> [WORK REQUIRED] Copy each line exactly. Drop every picture.

> [RAW DATA]
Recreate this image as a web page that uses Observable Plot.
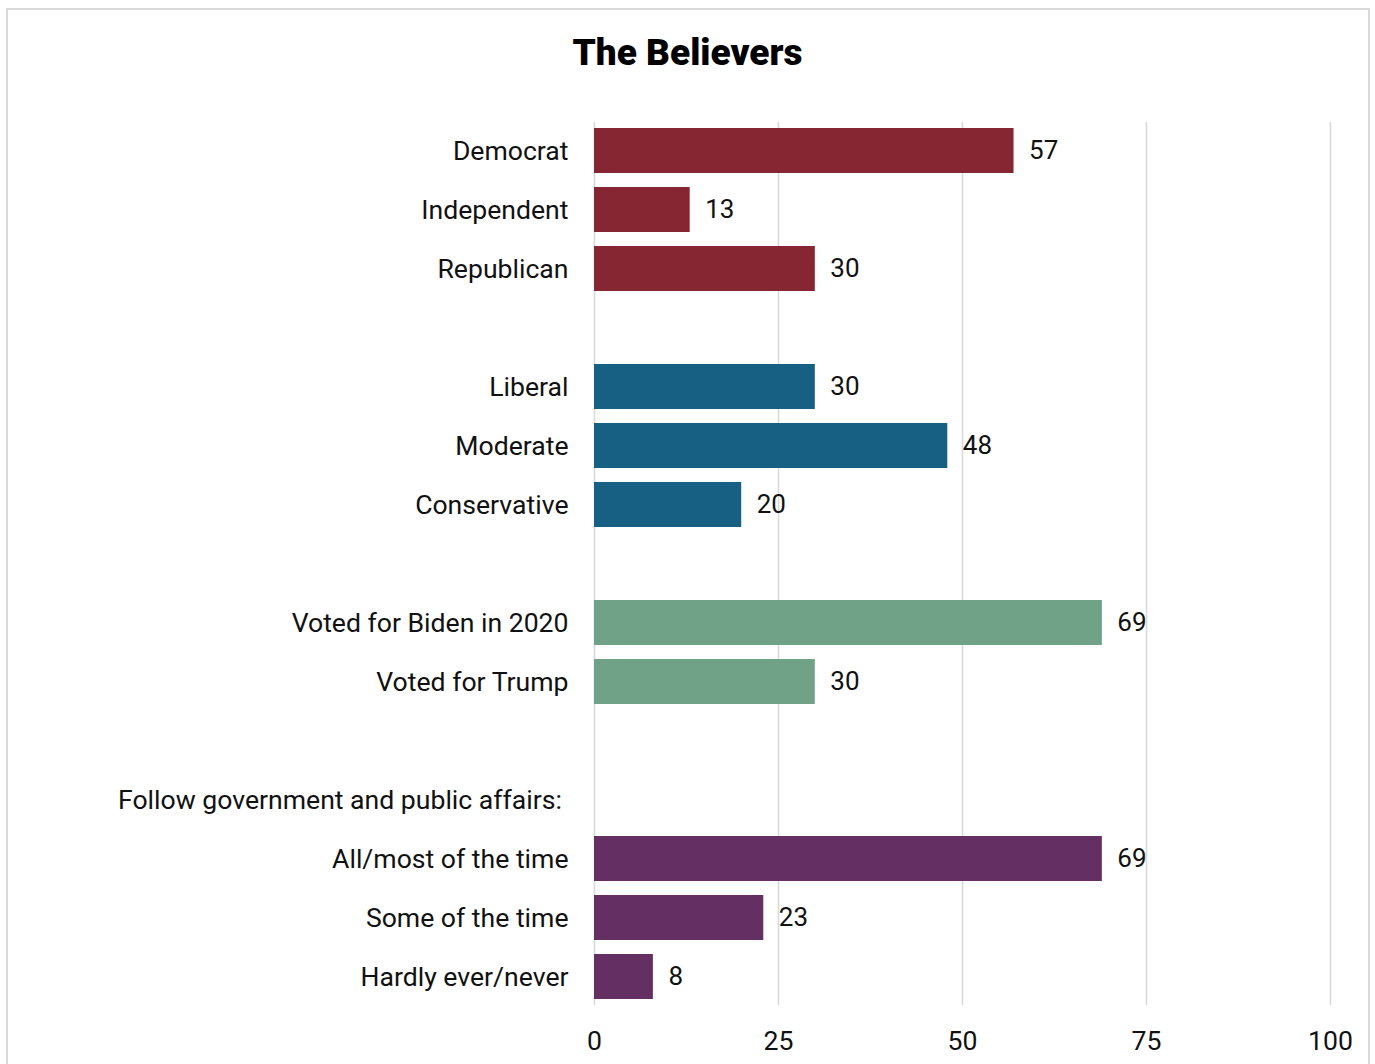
<!DOCTYPE html>
<html>
<head>
<meta charset="utf-8">
<script src="https://cdn.jsdelivr.net/npm/d3@7"></script>
<script src="https://cdn.jsdelivr.net/npm/@observablehq/plot@0.6"></script>
<style>
  body { margin: 0; background: #fff; font-family: Roboto, sans-serif; }
  #frame { position: absolute; left: 6px; top: 8px; width: 1364px; height: 1120px; border: 2px solid #d9d9d9; box-sizing: border-box; }
  #chart { position: absolute; left: 0; top: 0; width: 1375px; }
  .title { height: 100px; box-sizing: border-box; padding-top: 31px; line-height: 38px; text-align: center; font: 900 37px Roboto, sans-serif; color: #000; }
  svg { display: block; }
</style>
</head>
<body>
<div id="frame"></div>
<div id="chart">
  <div class="title">The Believers</div>
</div>
<script>
const categories = ["Democrat", "Independent", "Republican", "Liberal", "Moderate", "Conservative",
  "Voted for Biden in 2020", "Voted for Trump", "All/most of the time", "Some of the time", "Hardly ever/never"];
const values = [57, 13, 30, 30, 48, 20, 69, 30, 69, 23, 8];
const groups = ["Party", "Party", "Party", "Ideology", "Ideology", "Ideology", "Vote", "Vote", "Follow", "Follow", "Follow"];
const groupNames = ["Party", "Ideology", "Vote", "Follow"];
const groupColors = ["#862633", "#176083", "#6fa287", "#642f62"];
const heading = "Follow government and public affairs:\u00a0";
const rows = ["Democrat", "Independent", "Republican", " ", "Liberal", "Moderate", "Conservative", "  ",
  "Voted for Biden in 2020", "Voted for Trump", "   ", heading, "All/most of the time", "Some of the time", "Hardly ever/never"];
const xTicks = [0, 25, 50, 75, 100];

const data = categories.map((c, i) => ({category: c, value: values[i], group: groups[i]}));

const chart = Plot.plot({
  width: 1375,
  height: 964,
  marginLeft: 594,
  marginRight: 45,
  marginTop: 22,
  marginBottom: 59,
  style: {fontFamily: "Roboto, sans-serif", fontSize: "26px", color: "#111", background: "transparent"},
  x: {domain: [0, 100], axis: null},
  y: {domain: rows, range: [14, 913], padding: 0.237, axis: null},
  color: {domain: groupNames, range: groupColors},
  marks: [
    Plot.gridX(xTicks, {stroke: "#d9d9d9", strokeOpacity: 1, strokeWidth: 1.6}),
    Plot.barX(data, {x: "value", y: "category", fill: "group"}),
    Plot.text(data, {x: "value", y: "category", text: d => String(d.value), textAnchor: "start", dx: 15, fill: "#111", fontSize: 26}),
    Plot.axisY({tickSize: 0, tickPadding: 26, fontSize: 26.6, label: null, tickFormat: d => d}),
    Plot.axisX(xTicks, {tickSize: 0, tickPadding: 26, fontSize: 26.6, label: null})
  ]
});
document.getElementById("chart").appendChild(chart);
</script>
</body>
</html>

> [CORRECT RESULT]
Recreate this image as a web page that uses Observable Plot.
<!DOCTYPE html>
<html>
<head>
<meta charset="utf-8">
<script src="https://cdn.jsdelivr.net/npm/d3@7"></script>
<script src="https://cdn.jsdelivr.net/npm/@observablehq/plot@0.6"></script>
<style>
  body { margin: 0; background: #fff; font-family: Roboto, sans-serif; }
  #frame { position: absolute; left: 6px; top: 8px; width: 1364px; height: 1120px; border: 2px solid #d9d9d9; box-sizing: border-box; }
  #chart { position: absolute; left: 0; top: 0; width: 1375px; }
  .title { height: 100px; box-sizing: border-box; padding-top: 31px; line-height: 38px; text-align: center; font: 900 37px Roboto, sans-serif; color: #000; }
  svg { display: block; }
</style>
</head>
<body>
<div id="frame"></div>
<div id="chart">
  <div class="title">The Believers</div>
</div>
<script>
const categories = ["Democrat", "Independent", "Republican", "Liberal", "Moderate", "Conservative",
  "Voted for Biden in 2020", "Voted for Trump", "All/most of the time", "Some of the time", "Hardly ever/never"];
const values = [57, 13, 30, 30, 48, 20, 69, 30, 69, 23, 8];
const groups = ["Party", "Party", "Party", "Ideology", "Ideology", "Ideology", "Vote", "Vote", "Follow", "Follow", "Follow"];
const groupNames = ["Party", "Ideology", "Vote", "Follow"];
const groupColors = ["#862633", "#176083", "#6fa287", "#642f62"];
const heading = "Follow government and public affairs:\u00a0";
const rows = ["Democrat", "Independent", "Republican", " ", "Liberal", "Moderate", "Conservative", "  ",
  "Voted for Biden in 2020", "Voted for Trump", "   ", heading, "All/most of the time", "Some of the time", "Hardly ever/never"];
const xTicks = [0, 25, 50, 75, 100];

const data = categories.map((c, i) => ({category: c, value: values[i], group: groups[i]}));

const chart = Plot.plot({
  width: 1375,
  height: 964,
  marginLeft: 594,
  marginRight: 45,
  marginTop: 22,
  marginBottom: 59,
  style: {fontFamily: "Roboto, sans-serif", fontSize: "26px", color: "#111", background: "transparent"},
  x: {domain: [0, 100], axis: null},
  y: {domain: rows, range: [14, 913], padding: 0.237, axis: null},
  color: {domain: groupNames, range: groupColors},
  marks: [
    Plot.gridX(xTicks, {stroke: "#d9d9d9", strokeOpacity: 1, strokeWidth: 1.6}),
    Plot.barX(data, {x: "value", y: "category", fill: "group"}),
    Plot.text(data, {x: "value", y: "category", text: d => String(d.value), textAnchor: "start", dx: 15, fill: "#111", fontSize: 26}),
    Plot.axisY({tickSize: 0, tickPadding: 26, fontSize: 26.6, label: null, tickFormat: d => d}),
    Plot.axisX(xTicks, {tickSize: 0, tickPadding: 26, fontSize: 26.6, label: null})
  ]
});
document.getElementById("chart").appendChild(chart);
</script>
</body>
</html>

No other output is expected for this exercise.